>> BEGIN

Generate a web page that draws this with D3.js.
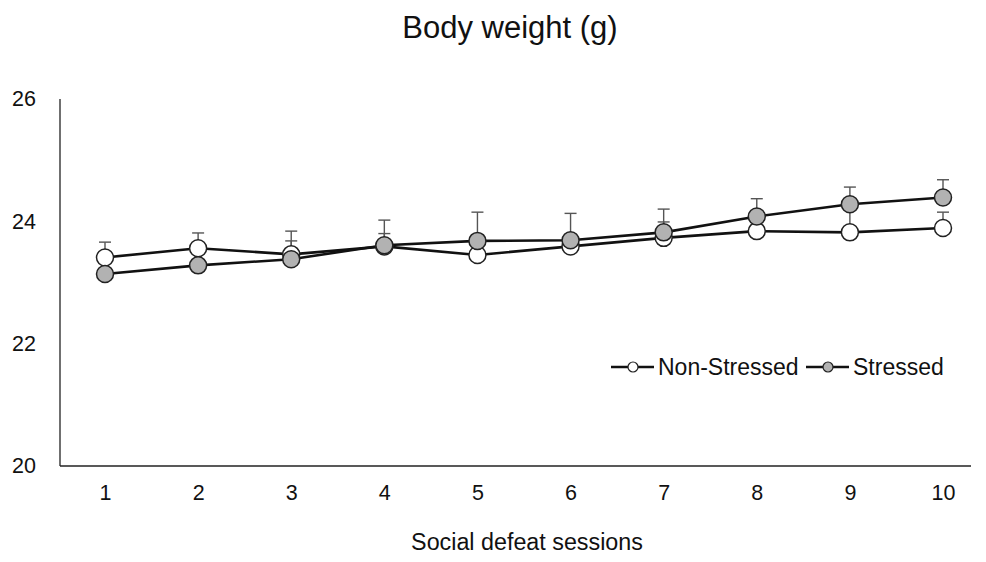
<!DOCTYPE html>
<html>
<head>
<meta charset="utf-8">
<title>Body weight</title>
<script src="https://cdn.jsdelivr.net/npm/d3@7"></script>
<style>
  body { margin: 0; background: #fff; }
  text { font-family: "Liberation Sans", Arial, sans-serif; fill: #111; }
</style>
</head>
<body>
<div id="chart"></div>
<script>
// values
var sessions = [1, 2, 3, 4, 5, 6, 7, 8, 9, 10];
var nonStressed = [23.41, 23.56, 23.46, 23.59, 23.45, 23.59, 23.73, 23.84, 23.82, 23.89];
var nonStressedErr = [0.25, 0.25, 0.38, 0.21, 0.2, 0.2, 0.26, 0.2, 0.4, 0.26];
var stressed = [23.14, 23.28, 23.38, 23.61, 23.68, 23.69, 23.82, 24.08, 24.28, 24.39];
var stressedErr = [0.2, 0.2, 0.3, 0.41, 0.47, 0.44, 0.38, 0.29, 0.28, 0.29];
var yTicks = [20, 22, 24, 26];

var W = 986, H = 562;
var svg = d3.select('#chart').append('svg').attr('width', W).attr('height', H);

var x = d3.scalePoint().domain(sessions).range([105, 943]);
var y = d3.scaleLinear().domain([20, 26]).range([466, 99]);

// axes, plain lines with no tick marks
var xAxis = svg.append('g').attr('transform', 'translate(0,466)')
    .call(d3.axisBottom(x).tickSize(0).tickPadding(19));
xAxis.select('.domain').attr('d', 'M60,0H971');
var yAxis = svg.append('g').attr('transform', 'translate(60,0)')
    .call(d3.axisLeft(y).tickValues(yTicks).tickFormat(d3.format('d')).tickSize(0).tickPadding(24));
yAxis.select('.domain').attr('d', 'M0,99V466');
svg.selectAll('.domain').attr('stroke', '#222').attr('stroke-width', 1.3);
svg.selectAll('.tick text').attr('font-size', 21.5).attr('fill', '#111')
    .attr('font-family', '"Liberation Sans", Arial, sans-serif');

svg.append('text').attr('x', 510).attr('y', 38).attr('text-anchor', 'middle')
    .attr('font-size', 31).text('Body weight (g)');
svg.append('text').attr('x', 527).attr('y', 550).attr('text-anchor', 'middle')
    .attr('font-size', 23.3).text('Social defeat sessions');

var series = [
  {name: 'Non-Stressed', vals: nonStressed, err: nonStressedErr, fill: '#fff'},
  {name: 'Stressed', vals: stressed, err: stressedErr, fill: '#b2b2b2'}
];

// error bars first so markers sit on top
series.forEach(function(s){
  var g = svg.append('g').attr('stroke', '#555').attr('stroke-width', 1.4);
  sessions.forEach(function(d, i){
    var top = y(s.vals[i] + s.err[i]);
    g.append('line').attr('x1', x(d)).attr('x2', x(d)).attr('y1', y(s.vals[i])).attr('y2', top);
    g.append('line').attr('x1', x(d) - 6).attr('x2', x(d) + 6).attr('y1', top).attr('y2', top);
  });
});

var line = d3.line().x(function(d, i){ return x(sessions[i]); }).y(function(d){ return y(d); });
series.forEach(function(s){
  svg.append('path').datum(s.vals).attr('d', line)
     .attr('fill', 'none').attr('stroke', '#111').attr('stroke-width', 2.6);
});
series.forEach(function(s){
  svg.append('g').selectAll('circle').data(s.vals).enter().append('circle')
     .attr('cx', function(d, i){ return x(sessions[i]); })
     .attr('cy', function(d){ return y(d); })
     .attr('r', 8.5)
     .attr('fill', s.fill).attr('stroke', '#222').attr('stroke-width', 1.5);
});

// legend
var legX = [611, 806];
series.forEach(function(s, i){
  var g = svg.append('g').attr('transform', 'translate(' + legX[i] + ',367)');
  g.append('line').attr('x1', 0).attr('x2', 43).attr('stroke', '#111').attr('stroke-width', 2.6);
  g.append('circle').attr('cx', 22).attr('r', 5).attr('fill', s.fill)
   .attr('stroke', '#222').attr('stroke-width', 1.2);
  g.append('text').attr('x', 47).attr('y', 8).attr('font-size', 23).text(s.name);
});
</script>
</body>
</html>
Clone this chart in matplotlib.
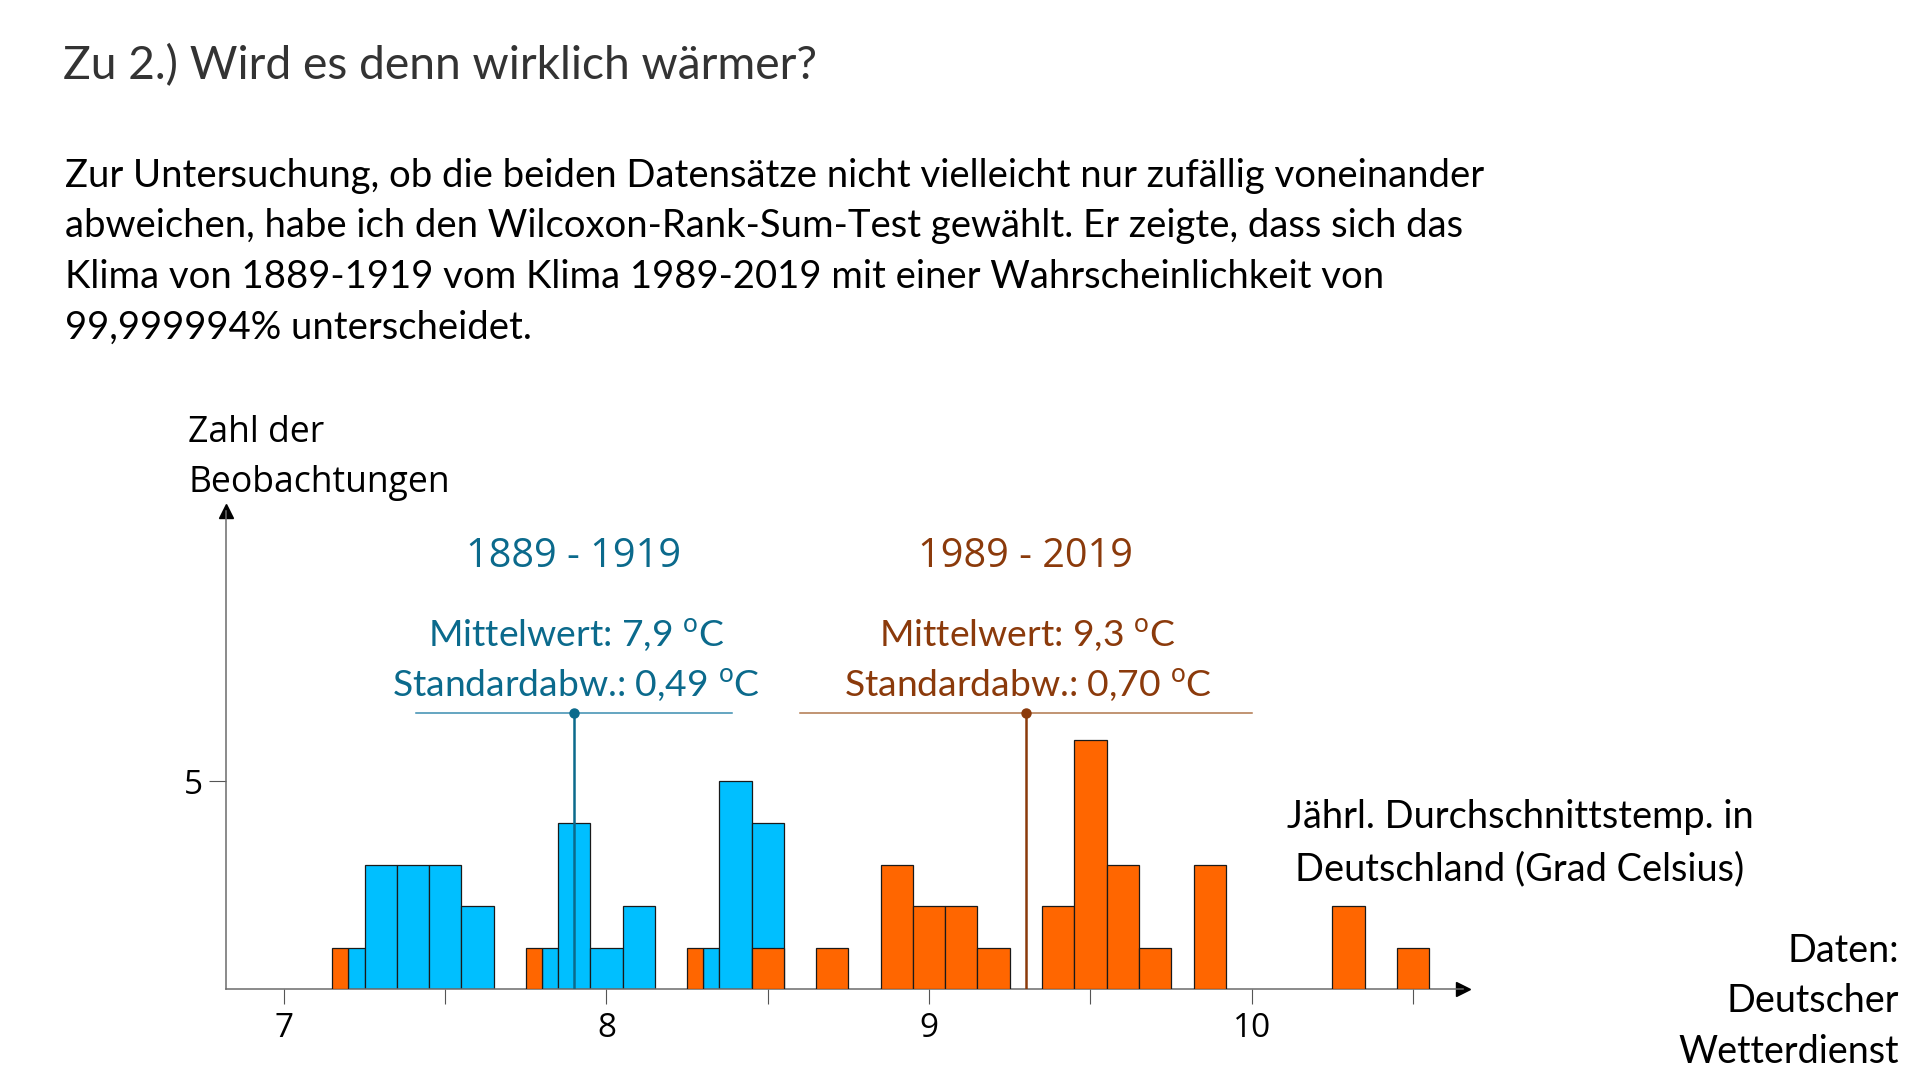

>> END

→ **EXERCISE PROMPT**: Leave out the pictures and retype every line above exactly.

→ **THE COMPLETED TASK**:
Generate a web page that draws this with D3.js.
<!DOCTYPE html>
<html>
<head>
<meta charset="utf-8">
<title>Body weight</title>
<script src="https://cdn.jsdelivr.net/npm/d3@7"></script>
<style>
  body { margin: 0; background: #fff; }
  text { font-family: "Liberation Sans", Arial, sans-serif; fill: #111; }
</style>
</head>
<body>
<div id="chart"></div>
<script>
// values
var sessions = [1, 2, 3, 4, 5, 6, 7, 8, 9, 10];
var nonStressed = [23.41, 23.56, 23.46, 23.59, 23.45, 23.59, 23.73, 23.84, 23.82, 23.89];
var nonStressedErr = [0.25, 0.25, 0.38, 0.21, 0.2, 0.2, 0.26, 0.2, 0.4, 0.26];
var stressed = [23.14, 23.28, 23.38, 23.61, 23.68, 23.69, 23.82, 24.08, 24.28, 24.39];
var stressedErr = [0.2, 0.2, 0.3, 0.41, 0.47, 0.44, 0.38, 0.29, 0.28, 0.29];
var yTicks = [20, 22, 24, 26];

var W = 986, H = 562;
var svg = d3.select('#chart').append('svg').attr('width', W).attr('height', H);

var x = d3.scalePoint().domain(sessions).range([105, 943]);
var y = d3.scaleLinear().domain([20, 26]).range([466, 99]);

// axes, plain lines with no tick marks
var xAxis = svg.append('g').attr('transform', 'translate(0,466)')
    .call(d3.axisBottom(x).tickSize(0).tickPadding(19));
xAxis.select('.domain').attr('d', 'M60,0H971');
var yAxis = svg.append('g').attr('transform', 'translate(60,0)')
    .call(d3.axisLeft(y).tickValues(yTicks).tickFormat(d3.format('d')).tickSize(0).tickPadding(24));
yAxis.select('.domain').attr('d', 'M0,99V466');
svg.selectAll('.domain').attr('stroke', '#222').attr('stroke-width', 1.3);
svg.selectAll('.tick text').attr('font-size', 21.5).attr('fill', '#111')
    .attr('font-family', '"Liberation Sans", Arial, sans-serif');

svg.append('text').attr('x', 510).attr('y', 38).attr('text-anchor', 'middle')
    .attr('font-size', 31).text('Body weight (g)');
svg.append('text').attr('x', 527).attr('y', 550).attr('text-anchor', 'middle')
    .attr('font-size', 23.3).text('Social defeat sessions');

var series = [
  {name: 'Non-Stressed', vals: nonStressed, err: nonStressedErr, fill: '#fff'},
  {name: 'Stressed', vals: stressed, err: stressedErr, fill: '#b2b2b2'}
];

// error bars first so markers sit on top
series.forEach(function(s){
  var g = svg.append('g').attr('stroke', '#555').attr('stroke-width', 1.4);
  sessions.forEach(function(d, i){
    var top = y(s.vals[i] + s.err[i]);
    g.append('line').attr('x1', x(d)).attr('x2', x(d)).attr('y1', y(s.vals[i])).attr('y2', top);
    g.append('line').attr('x1', x(d) - 6).attr('x2', x(d) + 6).attr('y1', top).attr('y2', top);
  });
});

var line = d3.line().x(function(d, i){ return x(sessions[i]); }).y(function(d){ return y(d); });
series.forEach(function(s){
  svg.append('path').datum(s.vals).attr('d', line)
     .attr('fill', 'none').attr('stroke', '#111').attr('stroke-width', 2.6);
});
series.forEach(function(s){
  svg.append('g').selectAll('circle').data(s.vals).enter().append('circle')
     .attr('cx', function(d, i){ return x(sessions[i]); })
     .attr('cy', function(d){ return y(d); })
     .attr('r', 8.5)
     .attr('fill', s.fill).attr('stroke', '#222').attr('stroke-width', 1.5);
});

// legend
var legX = [611, 806];
series.forEach(function(s, i){
  var g = svg.append('g').attr('transform', 'translate(' + legX[i] + ',367)');
  g.append('line').attr('x1', 0).attr('x2', 43).attr('stroke', '#111').attr('stroke-width', 2.6);
  g.append('circle').attr('cx', 22).attr('r', 5).attr('fill', s.fill)
   .attr('stroke', '#222').attr('stroke-width', 1.2);
  g.append('text').attr('x', 47).attr('y', 8).attr('font-size', 23).text(s.name);
});
</script>
</body>
</html>
Clone this chart in matplotlib.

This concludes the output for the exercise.